• DATA EXTRACT:
====
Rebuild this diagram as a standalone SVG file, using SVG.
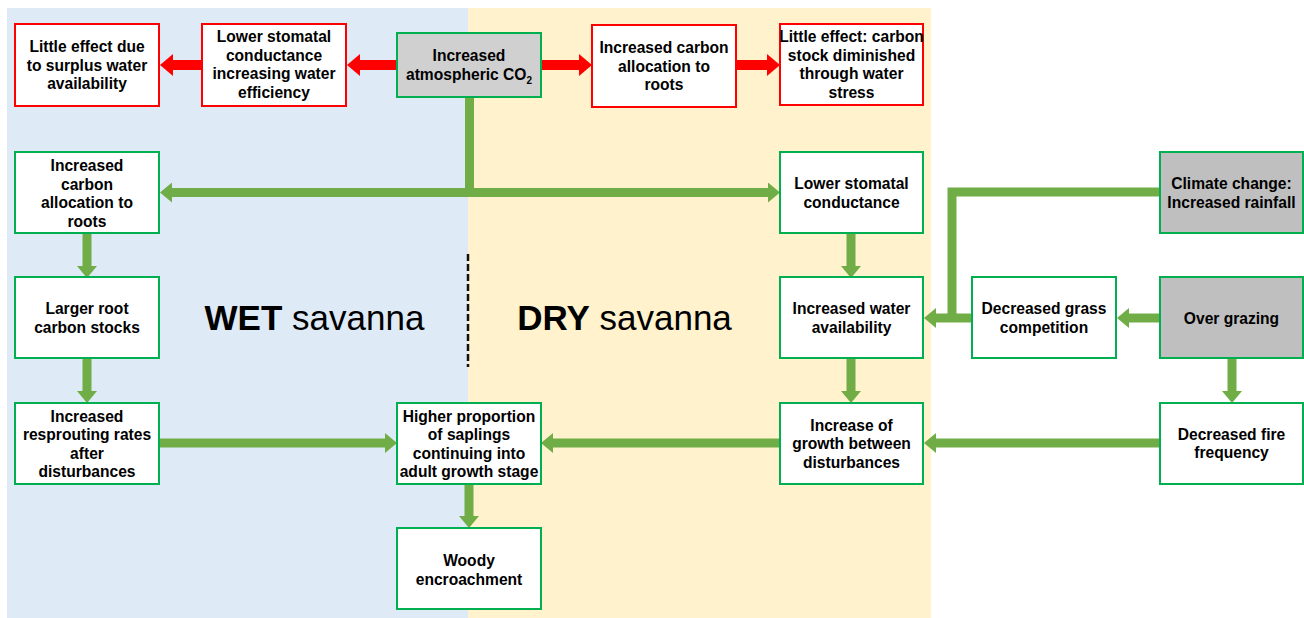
<svg xmlns="http://www.w3.org/2000/svg" width="1304" height="618" viewBox="0 0 1304 618">
<style>
.bx{fill:#fff;stroke-width:2}
.g{stroke:#00B050}
.r{stroke:#FF0000}
.gray1{fill:#D0D0D0}
.gray2{fill:#BFBFBF}
.t{font-family:"Liberation Sans",Arial,sans-serif;font-weight:bold;font-size:15.6px;fill:#000;text-anchor:middle}
.big{font-family:"Liberation Sans",Arial,sans-serif;font-size:35px;fill:#000;text-anchor:middle}
.ga{fill:none;stroke:#70AD47;stroke-width:9}
.ra{fill:none;stroke:#FF0000;stroke-width:10}
</style>
<defs>
<marker id="gh" markerUnits="userSpaceOnUse" viewBox="0 0 12 20" markerWidth="12" markerHeight="20" refX="0" refY="10" orient="auto">
<path d="M0 0 L12 10 L0 20 Z" fill="#70AD47"/>
</marker>
<marker id="rh" markerUnits="userSpaceOnUse" viewBox="0 0 13 22" markerWidth="13" markerHeight="22" refX="0" refY="11" orient="auto">
<path d="M0 0 L13 11 L0 22 Z" fill="#FF0000"/>
</marker>
</defs>
<rect x="0" y="0" width="1304" height="618" fill="#fff"/>
<rect x="7" y="8" width="461" height="610" fill="#DEEAF6"/>
<rect x="468" y="8" width="463" height="610" fill="#FFF2CC"/>
<line x1="468" y1="254" x2="468" y2="367" stroke="#111" stroke-width="2.5" stroke-dasharray="7 3"/>
<text class="big" x="314.5" y="330"><tspan font-weight="bold">WET</tspan> savanna</text>
<text class="big" x="624.5" y="330"><tspan font-weight="bold">DRY</tspan> savanna</text>
<g id="connectors">
<path class="ra" d="M397 65 H360" marker-end="url(#rh)"/>
<path class="ra" d="M202 65 H173" marker-end="url(#rh)"/>
<path class="ra" d="M541 65 H579" marker-end="url(#rh)"/>
<path class="ra" d="M736 65 H767" marker-end="url(#rh)"/>
<path class="ga" d="M469.5 97 V196.5"/>
<path class="ga" d="M469.5 192.5 H172" marker-end="url(#gh)"/>
<path class="ga" d="M469.5 192.5 H768" marker-end="url(#gh)"/>
<path class="ga" d="M87 233 V266" marker-end="url(#gh)"/>
<path class="ga" d="M87 358 V391" marker-end="url(#gh)"/>
<path class="ga" d="M851 233 V266" marker-end="url(#gh)"/>
<path class="ga" d="M851 358 V391" marker-end="url(#gh)"/>
<path class="ga" d="M1232 358 V391" marker-end="url(#gh)"/>
<path class="ga" d="M469 484 V516" marker-end="url(#gh)"/>
<path class="ga" d="M159 443 H385" marker-end="url(#gh)"/>
<path class="ga" d="M780 443 H553" marker-end="url(#gh)"/>
<path class="ga" d="M1160 443 H936" marker-end="url(#gh)"/>
<path class="ga" d="M1160 318 H1129" marker-end="url(#gh)"/>
<path class="ga" d="M972 318 H936" marker-end="url(#gh)"/>
<path class="ga" d="M1160 192 H952 V322"/>
</g>
<g id="n1"><rect class="bx r" x="15" y="24" width="144" height="82"/>
<text class="t" x="87" y="52"><tspan x="87">Little effect due</tspan><tspan x="87" dy="18.5">to surplus water</tspan><tspan x="87" dy="18.5">availability</tspan></text></g>
<g id="n2"><rect class="bx r" x="202" y="24" width="144" height="82"/>
<text class="t" x="274" y="42"><tspan x="274">Lower stomatal</tspan><tspan x="274" dy="18.5">conductance</tspan><tspan x="274" dy="18.5">increasing water</tspan><tspan x="274" dy="18.5">efficiency</tspan></text></g>
<g id="n3"><rect class="bx g gray1" x="397" y="33" width="144" height="64"/>
<text class="t" x="469" y="61"><tspan x="469">Increased</tspan><tspan x="469" dy="18.5">atmospheric CO<tspan font-size="10" dy="4">2</tspan></tspan></text></g>
<g id="n4"><rect class="bx r" x="592" y="25" width="144" height="82"/>
<text class="t" x="664" y="53"><tspan x="664">Increased carbon</tspan><tspan x="664" dy="18.5">allocation to</tspan><tspan x="664" dy="18.5">roots</tspan></text></g>
<g id="n5"><rect class="bx r" x="780" y="24" width="143" height="81"/>
<text class="t" x="851.5" y="42"><tspan x="851.5">Little effect: carbon</tspan><tspan x="851.5" dy="18.5">stock diminished</tspan><tspan x="851.5" dy="18.5">through water</tspan><tspan x="851.5" dy="18.5">stress</tspan></text></g>
<g id="n6"><rect class="bx g" x="15" y="152" width="144" height="81"/>
<text class="t" x="87" y="171"><tspan x="87">Increased</tspan><tspan x="87" dy="18.5">carbon</tspan><tspan x="87" dy="18.5">allocation to</tspan><tspan x="87" dy="18.5">roots</tspan></text></g>
<g id="n7"><rect class="bx g" x="780" y="152" width="143" height="81"/>
<text class="t" x="851.5" y="189"><tspan x="851.5">Lower stomatal</tspan><tspan x="851.5" dy="18.5">conductance</tspan></text></g>
<g id="n8"><rect class="bx g gray2" x="1160" y="152" width="143" height="81"/>
<text class="t" x="1231.5" y="189"><tspan x="1231.5">Climate change:</tspan><tspan x="1231.5" dy="18.5">Increased rainfall</tspan></text></g>
<g id="n9"><rect class="bx g" x="15" y="277" width="144" height="81"/>
<text class="t" x="87" y="314"><tspan x="87">Larger root</tspan><tspan x="87" dy="18.5">carbon stocks</tspan></text></g>
<g id="n10"><rect class="bx g" x="780" y="277" width="143" height="81"/>
<text class="t" x="851.5" y="314"><tspan x="851.5">Increased water</tspan><tspan x="851.5" dy="18.5">availability</tspan></text></g>
<g id="n11"><rect class="bx g" x="972" y="277" width="144" height="81"/>
<text class="t" x="1044" y="314"><tspan x="1044">Decreased grass</tspan><tspan x="1044" dy="18.5">competition</tspan></text></g>
<g id="n12"><rect class="bx g gray2" x="1160" y="277" width="143" height="81"/>
<text class="t" x="1231.5" y="323.5">Over grazing</text></g>
<g id="n13"><rect class="bx g" x="15" y="403" width="144" height="81"/>
<text class="t" x="87" y="421.5"><tspan x="87">Increased</tspan><tspan x="87" dy="18.5">resprouting rates</tspan><tspan x="87" dy="18.5">after</tspan><tspan x="87" dy="18.5">disturbances</tspan></text></g>
<g id="n14"><rect class="bx g" x="397" y="403" width="144" height="81"/>
<text class="t" x="469" y="421.5"><tspan x="469">Higher proportion</tspan><tspan x="469" dy="18.5">of saplings</tspan><tspan x="469" dy="18.5">continuing into</tspan><tspan x="469" dy="18.5">adult growth stage</tspan></text></g>
<g id="n15"><rect class="bx g" x="780" y="403" width="143" height="81"/>
<text class="t" x="851.5" y="430.5"><tspan x="851.5">Increase of</tspan><tspan x="851.5" dy="18.5">growth between</tspan><tspan x="851.5" dy="18.5">disturbances</tspan></text></g>
<g id="n16"><rect class="bx g" x="1160" y="403" width="143" height="81"/>
<text class="t" x="1231.5" y="439.5"><tspan x="1231.5">Decreased fire</tspan><tspan x="1231.5" dy="18.5">frequency</tspan></text></g>
<g id="n17"><rect class="bx g" x="397" y="528" width="144" height="81" stroke-width="3"/>
<text class="t" x="469" y="566"><tspan x="469">Woody</tspan><tspan x="469" dy="18.5">encroachment</tspan></text></g>
</svg>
====
The data above should be repeated exactly, minus any pictures.

Rebuild this diagram as a standalone SVG file, using SVG.
<svg xmlns="http://www.w3.org/2000/svg" width="1304" height="618" viewBox="0 0 1304 618">
<style>
.bx{fill:#fff;stroke-width:2}
.g{stroke:#00B050}
.r{stroke:#FF0000}
.gray1{fill:#D0D0D0}
.gray2{fill:#BFBFBF}
.t{font-family:"Liberation Sans",Arial,sans-serif;font-weight:bold;font-size:15.6px;fill:#000;text-anchor:middle}
.big{font-family:"Liberation Sans",Arial,sans-serif;font-size:35px;fill:#000;text-anchor:middle}
.ga{fill:none;stroke:#70AD47;stroke-width:9}
.ra{fill:none;stroke:#FF0000;stroke-width:10}
</style>
<defs>
<marker id="gh" markerUnits="userSpaceOnUse" viewBox="0 0 12 20" markerWidth="12" markerHeight="20" refX="0" refY="10" orient="auto">
<path d="M0 0 L12 10 L0 20 Z" fill="#70AD47"/>
</marker>
<marker id="rh" markerUnits="userSpaceOnUse" viewBox="0 0 13 22" markerWidth="13" markerHeight="22" refX="0" refY="11" orient="auto">
<path d="M0 0 L13 11 L0 22 Z" fill="#FF0000"/>
</marker>
</defs>
<rect x="0" y="0" width="1304" height="618" fill="#fff"/>
<rect x="7" y="8" width="461" height="610" fill="#DEEAF6"/>
<rect x="468" y="8" width="463" height="610" fill="#FFF2CC"/>
<line x1="468" y1="254" x2="468" y2="367" stroke="#111" stroke-width="2.5" stroke-dasharray="7 3"/>
<text class="big" x="314.5" y="330"><tspan font-weight="bold">WET</tspan> savanna</text>
<text class="big" x="624.5" y="330"><tspan font-weight="bold">DRY</tspan> savanna</text>
<g id="connectors">
<path class="ra" d="M397 65 H360" marker-end="url(#rh)"/>
<path class="ra" d="M202 65 H173" marker-end="url(#rh)"/>
<path class="ra" d="M541 65 H579" marker-end="url(#rh)"/>
<path class="ra" d="M736 65 H767" marker-end="url(#rh)"/>
<path class="ga" d="M469.5 97 V196.5"/>
<path class="ga" d="M469.5 192.5 H172" marker-end="url(#gh)"/>
<path class="ga" d="M469.5 192.5 H768" marker-end="url(#gh)"/>
<path class="ga" d="M87 233 V266" marker-end="url(#gh)"/>
<path class="ga" d="M87 358 V391" marker-end="url(#gh)"/>
<path class="ga" d="M851 233 V266" marker-end="url(#gh)"/>
<path class="ga" d="M851 358 V391" marker-end="url(#gh)"/>
<path class="ga" d="M1232 358 V391" marker-end="url(#gh)"/>
<path class="ga" d="M469 484 V516" marker-end="url(#gh)"/>
<path class="ga" d="M159 443 H385" marker-end="url(#gh)"/>
<path class="ga" d="M780 443 H553" marker-end="url(#gh)"/>
<path class="ga" d="M1160 443 H936" marker-end="url(#gh)"/>
<path class="ga" d="M1160 318 H1129" marker-end="url(#gh)"/>
<path class="ga" d="M972 318 H936" marker-end="url(#gh)"/>
<path class="ga" d="M1160 192 H952 V322"/>
</g>
<g id="n1"><rect class="bx r" x="15" y="24" width="144" height="82"/>
<text class="t" x="87" y="52"><tspan x="87">Little effect due</tspan><tspan x="87" dy="18.5">to surplus water</tspan><tspan x="87" dy="18.5">availability</tspan></text></g>
<g id="n2"><rect class="bx r" x="202" y="24" width="144" height="82"/>
<text class="t" x="274" y="42"><tspan x="274">Lower stomatal</tspan><tspan x="274" dy="18.5">conductance</tspan><tspan x="274" dy="18.5">increasing water</tspan><tspan x="274" dy="18.5">efficiency</tspan></text></g>
<g id="n3"><rect class="bx g gray1" x="397" y="33" width="144" height="64"/>
<text class="t" x="469" y="61"><tspan x="469">Increased</tspan><tspan x="469" dy="18.5">atmospheric CO<tspan font-size="10" dy="4">2</tspan></tspan></text></g>
<g id="n4"><rect class="bx r" x="592" y="25" width="144" height="82"/>
<text class="t" x="664" y="53"><tspan x="664">Increased carbon</tspan><tspan x="664" dy="18.5">allocation to</tspan><tspan x="664" dy="18.5">roots</tspan></text></g>
<g id="n5"><rect class="bx r" x="780" y="24" width="143" height="81"/>
<text class="t" x="851.5" y="42"><tspan x="851.5">Little effect: carbon</tspan><tspan x="851.5" dy="18.5">stock diminished</tspan><tspan x="851.5" dy="18.5">through water</tspan><tspan x="851.5" dy="18.5">stress</tspan></text></g>
<g id="n6"><rect class="bx g" x="15" y="152" width="144" height="81"/>
<text class="t" x="87" y="171"><tspan x="87">Increased</tspan><tspan x="87" dy="18.5">carbon</tspan><tspan x="87" dy="18.5">allocation to</tspan><tspan x="87" dy="18.5">roots</tspan></text></g>
<g id="n7"><rect class="bx g" x="780" y="152" width="143" height="81"/>
<text class="t" x="851.5" y="189"><tspan x="851.5">Lower stomatal</tspan><tspan x="851.5" dy="18.5">conductance</tspan></text></g>
<g id="n8"><rect class="bx g gray2" x="1160" y="152" width="143" height="81"/>
<text class="t" x="1231.5" y="189"><tspan x="1231.5">Climate change:</tspan><tspan x="1231.5" dy="18.5">Increased rainfall</tspan></text></g>
<g id="n9"><rect class="bx g" x="15" y="277" width="144" height="81"/>
<text class="t" x="87" y="314"><tspan x="87">Larger root</tspan><tspan x="87" dy="18.5">carbon stocks</tspan></text></g>
<g id="n10"><rect class="bx g" x="780" y="277" width="143" height="81"/>
<text class="t" x="851.5" y="314"><tspan x="851.5">Increased water</tspan><tspan x="851.5" dy="18.5">availability</tspan></text></g>
<g id="n11"><rect class="bx g" x="972" y="277" width="144" height="81"/>
<text class="t" x="1044" y="314"><tspan x="1044">Decreased grass</tspan><tspan x="1044" dy="18.5">competition</tspan></text></g>
<g id="n12"><rect class="bx g gray2" x="1160" y="277" width="143" height="81"/>
<text class="t" x="1231.5" y="323.5">Over grazing</text></g>
<g id="n13"><rect class="bx g" x="15" y="403" width="144" height="81"/>
<text class="t" x="87" y="421.5"><tspan x="87">Increased</tspan><tspan x="87" dy="18.5">resprouting rates</tspan><tspan x="87" dy="18.5">after</tspan><tspan x="87" dy="18.5">disturbances</tspan></text></g>
<g id="n14"><rect class="bx g" x="397" y="403" width="144" height="81"/>
<text class="t" x="469" y="421.5"><tspan x="469">Higher proportion</tspan><tspan x="469" dy="18.5">of saplings</tspan><tspan x="469" dy="18.5">continuing into</tspan><tspan x="469" dy="18.5">adult growth stage</tspan></text></g>
<g id="n15"><rect class="bx g" x="780" y="403" width="143" height="81"/>
<text class="t" x="851.5" y="430.5"><tspan x="851.5">Increase of</tspan><tspan x="851.5" dy="18.5">growth between</tspan><tspan x="851.5" dy="18.5">disturbances</tspan></text></g>
<g id="n16"><rect class="bx g" x="1160" y="403" width="143" height="81"/>
<text class="t" x="1231.5" y="439.5"><tspan x="1231.5">Decreased fire</tspan><tspan x="1231.5" dy="18.5">frequency</tspan></text></g>
<g id="n17"><rect class="bx g" x="397" y="528" width="144" height="81" stroke-width="3"/>
<text class="t" x="469" y="566"><tspan x="469">Woody</tspan><tspan x="469" dy="18.5">encroachment</tspan></text></g>
</svg>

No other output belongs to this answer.